Why the term “prop master”?

Why do we use the term “property master”? In our modern world of “directors”, “managers”, and “heads”, why use the word “master”? Where does it come from?

The term “property master” is in reference to the old European guild systems. In a guild, a person would apprentice to a master for several years, learning the trade. He (or she) would then become a journeyman, traveling from one master to the next, practicing their craft in exchange for housing and a daily wage. Finally, one would apply to the guild for membership, often having to complete a masterpiece showing competence in your given trade. Only a master could run their own shop. Thus, a props master denotes one who is proficient in the craft of props, and is qualified to run a props shop.

Did props people actually belong to a guild in the Middle Ages? Probably not; as seen in my previous post, guilds supplied the props for Medieval pageants. Thus, the bread was supplied by the master bakers, and the ships provided by master shipwrights. A “property-master” would be redundant. It would appear that the term did not exist while guilds were predominant in Europe.
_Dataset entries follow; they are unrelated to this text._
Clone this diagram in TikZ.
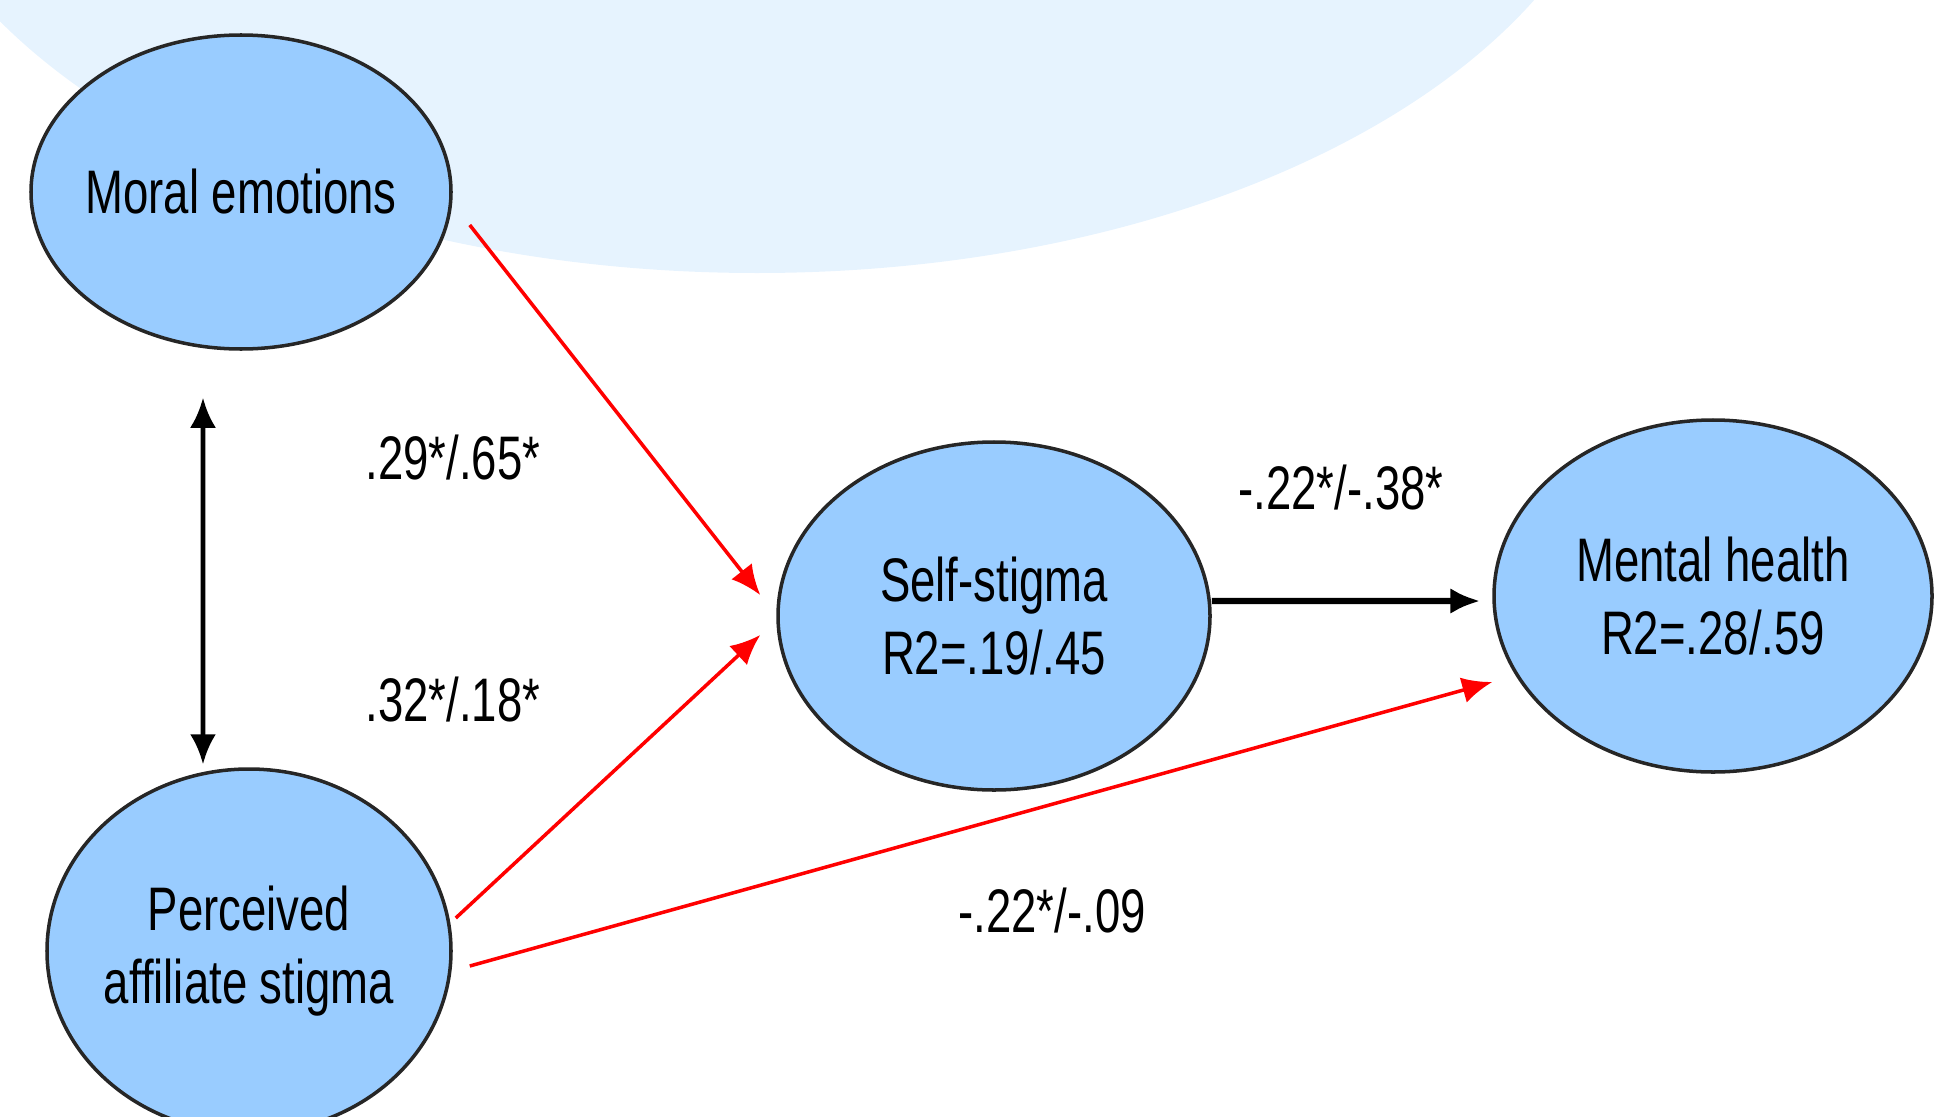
\documentclass[tikz,border=0pt]{standalone}
\usepackage{fontspec}
\setmainfont{Liberation Sans}[FakeStretch=0.74]
\usetikzlibrary{shapes.geometric,arrows.meta}

\definecolor{nodeblue}{HTML}{99CCFF}
\definecolor{blobblue}{HTML}{E6F3FE}
\definecolor{blobgreen}{HTML}{D6F1EC}

\begin{document}
\begin{tikzpicture}[
  latent/.style={ellipse, draw=black!85, line width=1pt, fill=nodeblue, align=center, inner sep=-0.8mm, font=\fontsize{17.5}{21}\selectfont},
  coef/.style={font=\fontsize{17.5}{21}\selectfont},
  redarrow/.style={-{Latex[length=3mm,width=2.6mm]}, red, line width=1pt},
  blkarrow/.style={-{Latex[length=3mm,width=2.6mm]}, line width=1.8pt}
]
\clip (0,0) rectangle (19.52,11.16);
% background shapes
\fill[blobgreen] (0.6,11.6) ellipse (1.2cm and 0.6cm);
\fill[blobblue] (7.57,13.43) ellipse (8.72cm and 5cm);

\node[latent, minimum width=4.2cm, minimum height=3.14cm] (moral) at (2.41,9.24) {Moral emotions};
\node[latent, minimum width=4.04cm, minimum height=3.64cm] (perc) at (2.49,1.65) {Perceived\\affiliate stigma};
\node[latent, minimum width=4.32cm, minimum height=3.48cm] (self) at (9.94,5.0) {Self-stigma\\R2=.19/.45};
\node[latent, minimum width=4.38cm, minimum height=3.52cm] (mental) at (17.13,5.2) {Mental health\\R2=.28/.59};

\node[coef] (c1) at (4.53,6.58) {.29*/.65*};
\node[coef] (c2) at (4.53,4.16) {.32*/.18*};
\node[coef] (c3) at (13.41,6.28) {-.22*/-.38*};
\node[coef] (c4) at (10.52,2.05) {-.22*/-.09};

\draw[{Latex[length=3mm,width=2.6mm]}-{Latex[length=3mm,width=2.6mm]}, line width=1.3pt]
  ([xshift=-3.8mm,yshift=-4.7mm]moral.south) -- ([xshift=-4.6mm,yshift=0.3mm]perc.north);
\draw[redarrow] ([xshift=1.7mm,yshift=-3.3mm]moral.east) -- ([xshift=-1.6mm,yshift=2.1mm]self.west);
\draw[redarrow] ([xshift=0.3mm,yshift=3.3mm]perc.east) -- ([xshift=-1.6mm,yshift=-1.9mm]self.west);
\draw[redarrow] ([xshift=1.7mm,yshift=-1.5mm]perc.east) -- ([yshift=-8.6mm]mental.west);
\draw[blkarrow] ([yshift=1.5mm]self.east) -- ([xshift=-1.2mm,yshift=-0.5mm]mental.west);
\end{tikzpicture}
\end{document}
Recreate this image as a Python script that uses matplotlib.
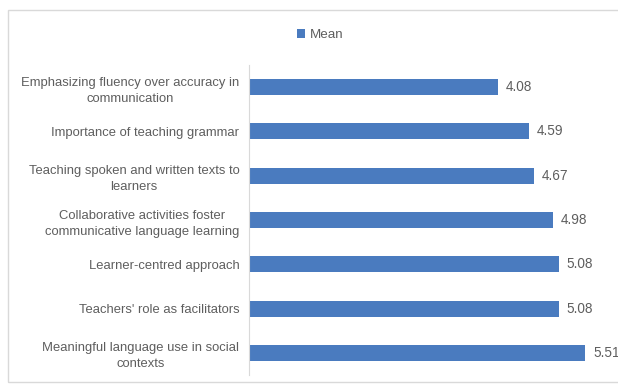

The term “property” was used in a theatrical sense since at least 1425 A.D. We have evidence of what these properties are from the late Middle Ages on through the Elizabethan Period. We know that the companies accumulated and stored props, that they commissioned special props from the guilds, and that the actors themselves would supply a lot of the more personal props. However, we don’t know the term for the person who would head the organization of all these props. Perhaps there was none, and the duties were split between the owners, managers, and artists of the company.

We first hear about a general “property-man” in 1749. W.R. Chetwood’s A General History of the Stage describes a property-man as “the person that receives a bill from the prompter for what is necessary in every play; as purses, wine, suppers, poison [etc.]”. The earliest occurrence of the term “property-master” I could dig up is in England in 1831. This sentence appears in “The Royal Lady’s Magazine”:

The other parts were filled as usual, Curioni being the Idreno, and Lablache the Assur. Curioni makes a woful [sic] mistake in dressing himself like a Cherokee Indian: somebody should instruct him, that there is more than one India, and that he errs in thinking he is king of that which is in the west. Talking of costume, cannot the property-master find something more resembling a crown than the bottomless tin-pot which is at present stuck on Arsace’s head.

The Royal Lady’s Magazine. July, 1831 (pg. 56)

It would appear than that the head property-man began to be called a property master well after the guilds had begun their decline. This terminology is also confusing because a props shop does not operate as a guild in the legal sense. Some occupations, such as electricians or contractors, are required to be licensed, which is similar to the requirement that a crafts-person belong to a guild in order to participate or run a shop. A property master does not need a license nor any specific schooling or degrees to operate.

Unofficially of course, a props career still operates like a guild in many ways. I began as an “apprentice in props”, followed by a property carpenter journeyman position at the Santa Fe Opera. The Actors Theatre of Louisville where I once worked also hires journeyman. (Check out “The Wanderers“, an interesting look at the modern revival of journeymen artisans in Europe.) The idea, if not the name, of journeyman can be seen in the career paths of many theatre artisans as they travel from theater to theater taking a variety of seasonal and over-hire positions to build their resumes and portfolios.

You don’t hear a lot about formal apprenticeships anymore, where a beginner spends five to seven years cleaning the shop of a master in exchange for knowledge and housing. Many theaters have apprentice programs (sometimes called “internships”) which last for a season or a year, some of which are quite good. There are of course, many other theaters which hire apprentices and interns and use them merely as cheap labor, imparting no guidance or knowledge whatsoever. We all like the satisfaction of solving a problem on our own, but the value of being taught the basics in the beginning cannot be underestimated. It is highly inefficient for so many people to be reinventing the wheel every year in theatre, especially when there so many more worthy prop challenges.

But I digress. What I’ve described here is the most reasonable sounding theory I’ve heard on why the head of a props department is called a “property-master”. If you’ve ever heard your own theories, or heard additional evidence either for or against this one, let me know!